I am in a similar position in acedemics. I am also able to talk to anyone and am generally liked by a decent amount of people. People ask me for advice and come to me for a good laugh when they're down. I have several ambitious ideas for the future and am slowly bettering myself as a person.TheAceTheOne said:snip
I have beaten the ever-loving shit out of myself to get here. I have had to rip doubt and fear out of mind and have tried to destroy whatever sadness and hate that may arise within me.
Everytime I feel like life is too much, I try to rationalize. If that doesn't work, I look in the mirror and try to think of goodness and hope. When that doesn't work, I literally punch myself in the cheek as hard as I can. Why?

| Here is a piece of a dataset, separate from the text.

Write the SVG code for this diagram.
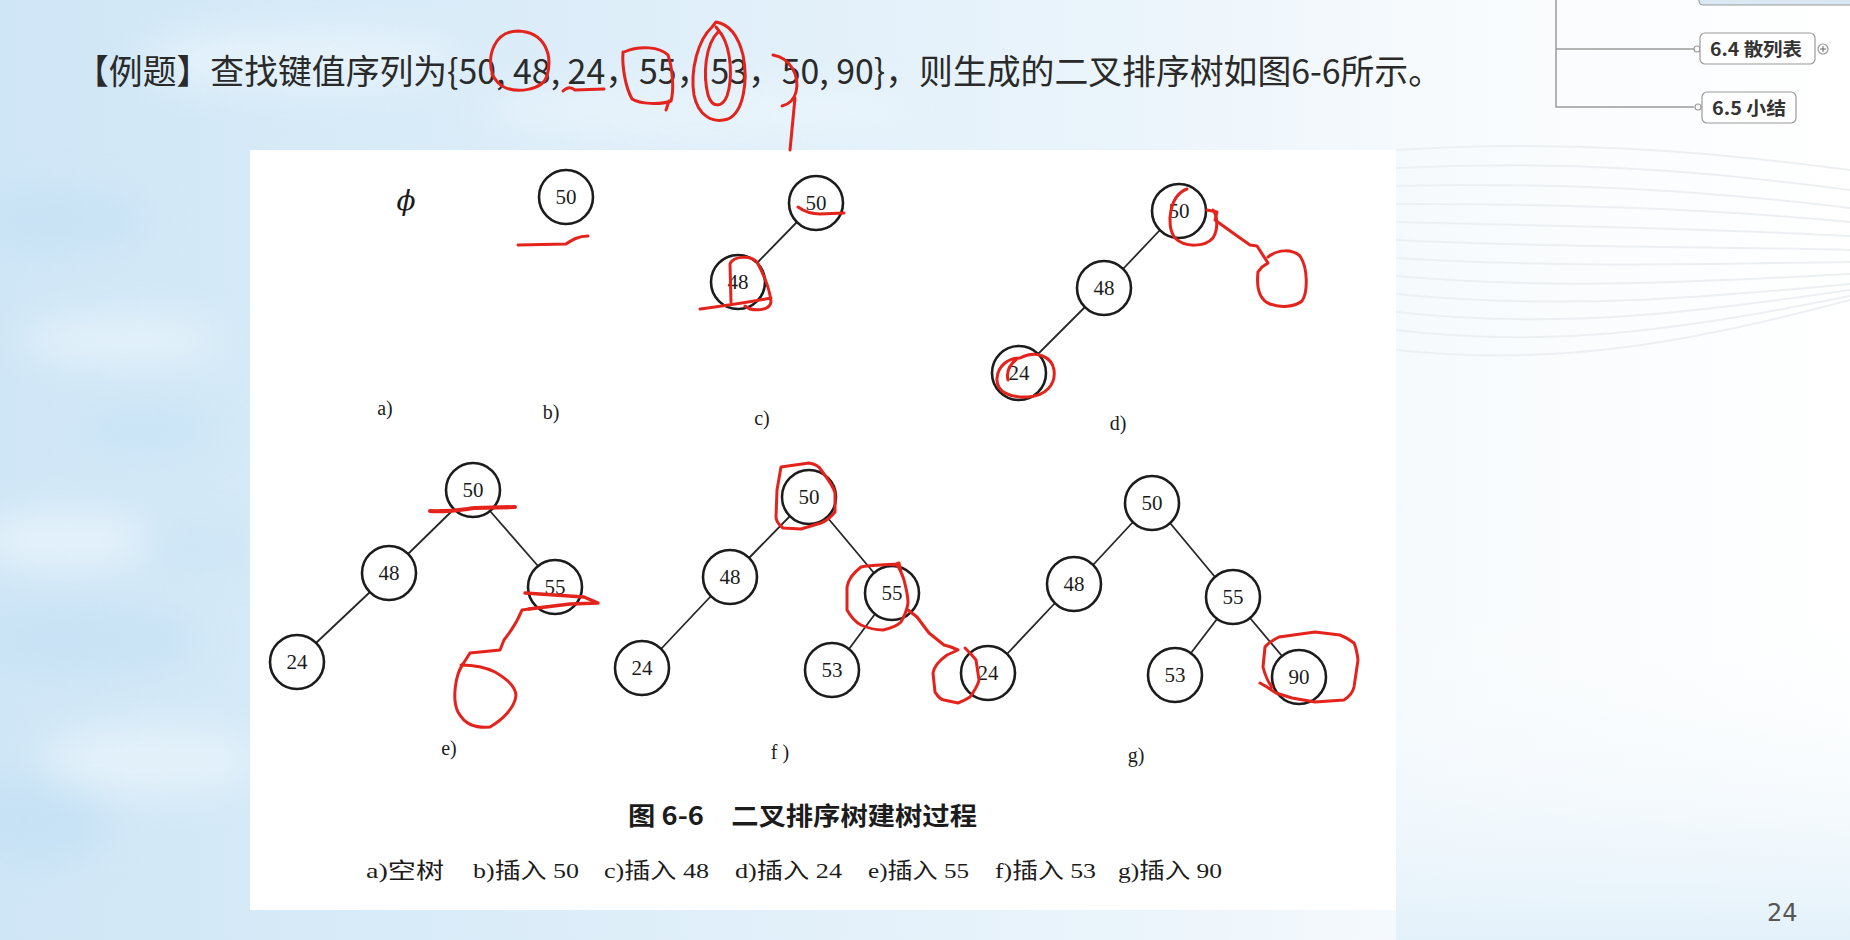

It knocks me out of whatever cloud has enshrouded my mind. I regain my composure. I make myself better everytime. Suffering forces us to make decisions that can change who we are.
You view yourself as undeserving of what you have. Tell me, have you really suffered enough to feel that? Maybe, purely suggestion, you need to find some time (atleast an hour), sit in ure silence (or the closest to) and think. Think about how you got here. Think about how others view you. Think about how you view yourself. Find what about you that you despise, that you hate, and tear it out. It may be immidiate or it may take time, but it will help; even if it sucks at first.
I don't know if that makes any sense, but it is late here and I am tired. Best of luck to you and solving your problems.